Earlier this month Botham Jean, a 26-year-old black man, was shot dead in his own home by police officer Amber Guyger.
Explaining herself after the shooting, which saw her arrested for manslaughter, Guyger recalled that she had accidentally wandered into Jean's house and mistaken it for her own. When he emerged she feared he was an intruder, so she retaliated against the supposed danger by firing the fatal shot.
Democrat Beto O'Rourke, currently running for office in Texas against Republican candidate Ted Cruz, responded to the news by giving an impassioned, anti-racist speech at a local church, which Cruz then shared.
‘In Beto O'Rourke's Own Words', he wrote, implying that speaking out against racially-charged police brutality is... bad?

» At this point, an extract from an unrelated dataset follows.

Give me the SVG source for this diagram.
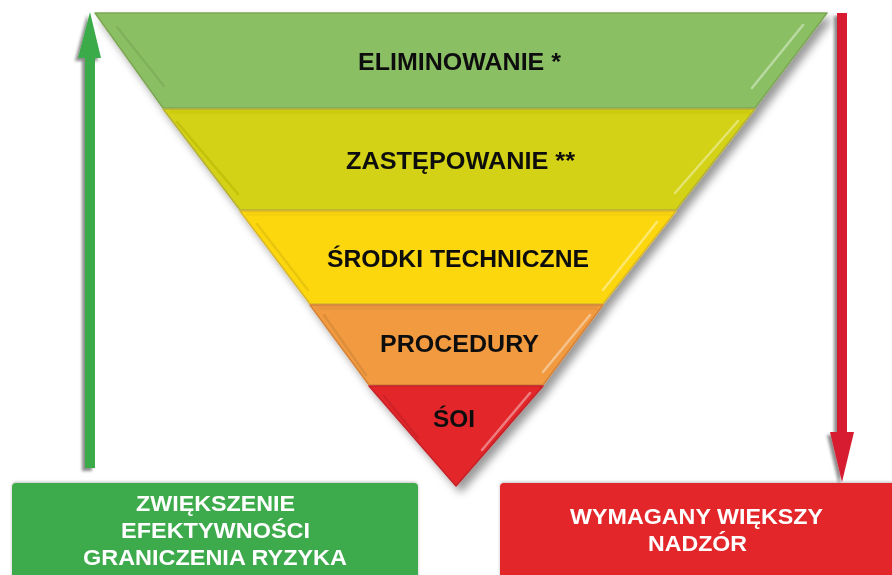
<svg xmlns="http://www.w3.org/2000/svg" width="892" height="575" viewBox="0 0 892 575">
  <defs>
    <filter id="triShadow" x="-10%" y="-10%" width="125%" height="125%">
      <feDropShadow dx="5" dy="6" stdDeviation="4" flood-color="#000" flood-opacity="0.4"/>
    </filter>
    <filter id="arrowShadow" x="-100%" y="-5%" width="300%" height="115%">
      <feDropShadow dx="-3" dy="3" stdDeviation="1.5" flood-color="#000" flood-opacity="0.45"/>
    </filter>
    <filter id="boxShadow" x="-5%" y="-10%" width="110%" height="130%">
      <feDropShadow dx="0" dy="-1" stdDeviation="1.5" flood-color="#000" flood-opacity="0.25"/>
    </filter>
    <style>
      .lbl { font-family: "Liberation Sans", Arial, sans-serif; font-weight: bold; font-size: 24.5px; fill: #111; text-anchor: middle; }
      .box-lbl { font-family: "Liberation Sans", Arial, sans-serif; font-weight: bold; font-size: 22px; fill: #fff; text-anchor: middle; }
      .bevel-dark { fill: none; stroke: #000; stroke-opacity: 0.08; stroke-width: 2.5; stroke-linecap: round; }
      .bevel-light { fill: none; stroke: #fff; stroke-opacity: 0.4; stroke-width: 2.5; stroke-linecap: round; }
      .band { stroke-width: 1.5; stroke-linejoin: round; }
    </style>
  </defs>

  <rect x="0" y="0" width="892" height="575" fill="#ffffff"/>

  <g id="pyramid" filter="url(#triShadow)">
    <g id="band-eliminowanie">
      <polygon class="band" points="95,13 827,13 755,108 163,108" fill="#8AC063" stroke="#7DA655"/>
      <line class="bevel-dark" x1="117" y1="27" x2="164" y2="86"/>
      <line class="bevel-light" x1="803" y1="25" x2="752" y2="88"/>
      <text class="lbl" x="459.5" y="70" textLength="203" lengthAdjust="spacingAndGlyphs">ELIMINOWANIE *</text>
    </g>
    <g id="band-zastepowanie">
      <polygon class="band" points="163,109 755,109 676,210 240,210" fill="#D3D212" stroke="#B5B03A"/>
      <rect x="170" y="110" width="580" height="4" fill="#000" fill-opacity="0.03"/>
      <line class="bevel-dark" x1="177" y1="122" x2="238" y2="194"/>
      <line class="bevel-light" x1="738" y1="121" x2="675" y2="193"/>
      <text class="lbl" x="460.5" y="169" textLength="229" lengthAdjust="spacingAndGlyphs">ZASTĘPOWANIE **</text>
    </g>
    <g id="band-srodki">
      <polygon class="band" points="240,211 676,211 603,304 310,304" fill="#FCD70C" stroke="#D9B62A"/>
      <rect x="246" y="212" width="425" height="4" fill="#000" fill-opacity="0.03"/>
      <line class="bevel-dark" x1="257" y1="224" x2="308" y2="290"/>
      <line class="bevel-light" x1="657" y1="222" x2="603" y2="290"/>
      <text class="lbl" x="458" y="267" textLength="262" lengthAdjust="spacingAndGlyphs">ŚRODKI TECHNICZNE</text>
    </g>
    <g id="band-procedury">
      <polygon class="band" points="310,305 603,305 543,385 369,385" fill="#F19A3F" stroke="#D5833A"/>
      <rect x="316" y="306" width="282" height="4" fill="#000" fill-opacity="0.03"/>
      <line class="bevel-dark" x1="324" y1="315" x2="366" y2="375"/>
      <line class="bevel-light" x1="590" y1="315" x2="543" y2="372"/>
      <text class="lbl" x="459.5" y="352" textLength="159" lengthAdjust="spacingAndGlyphs">PROCEDURY</text>
    </g>
    <g id="band-soi">
      <polygon class="band" points="369,386 543,386 456,486" fill="#E2262B" stroke="#C52228"/>
      <line class="bevel-dark" x1="384" y1="396" x2="418" y2="438"/>
      <line class="bevel-light" x1="530" y1="393" x2="482" y2="450"/>
      <text class="lbl" x="454" y="427" textLength="42" lengthAdjust="spacingAndGlyphs">ŚOI</text>
    </g>
  </g>

  <g id="connectors">
    <g id="arrow-up" filter="url(#arrowShadow)" fill="#3AAA4A">
      <rect x="85" y="56" width="10" height="412"/>
      <polygon points="90,12 101,58 78,58"/>
    </g>
    <g id="arrow-down" filter="url(#arrowShadow)" fill="#D71F31">
      <rect x="837" y="13" width="10" height="421"/>
      <polygon points="830,432 854,432 842,482"/>
    </g>
  </g>

  <g id="box-green" filter="url(#boxShadow)">
    <rect x="12" y="483" width="406" height="100" rx="4" fill="#3DAA4C"/>
    <text class="box-lbl" x="215.5" y="511" textLength="159" lengthAdjust="spacingAndGlyphs">ZWIĘKSZENIE</text>
    <text class="box-lbl" x="215.5" y="538" textLength="189" lengthAdjust="spacingAndGlyphs">EFEKTYWNOŚCI</text>
    <text class="box-lbl" x="215" y="565" textLength="264" lengthAdjust="spacingAndGlyphs">GRANICZENIA RYZYKA</text>
  </g>

  <g id="box-red" filter="url(#boxShadow)">
    <rect x="500" y="483" width="400" height="100" rx="4" fill="#E2262B"/>
    <text class="box-lbl" x="696.5" y="524" textLength="253" lengthAdjust="spacingAndGlyphs">WYMAGANY WIĘKSZY</text>
    <text class="box-lbl" x="697.5" y="551" textLength="99" lengthAdjust="spacingAndGlyphs">NADZÓR</text>
  </g>
</svg>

In his speech, O'Rourke says:
How can it be — in this day and age, in this very year, in this community — that a young man, African American, in his own apartment, is shot and killed by a police officer?
And when, when we all want justice, and the facts, and the information to make an informed decision, what is released to the public? The fact that he had a small amount of marijuana in his kitchen.
How can it be just in this country? How can we continue to lose the lives of unarmed black men in the United States of America at the hands of white police officers?
That is not justice. That is not us. That can and that must change. Are you with me on this?
The crowd erupted into cheers at O'Rourke's speech, so it was more than a little bewildering to see Cruz share it with the implication that it was somehow negative. Was he saying that black men should continue to be shot dead? Or that the police officer was somehow justified in shooting Jean?
People were quick to call out Cruz, describing his tweet as a 'self-own'.
Others were just generally confused, and highlighted that the speech didn't exactly make O'Rourke look bad.
All in all, not exactly the wisest campaign move from Cruz.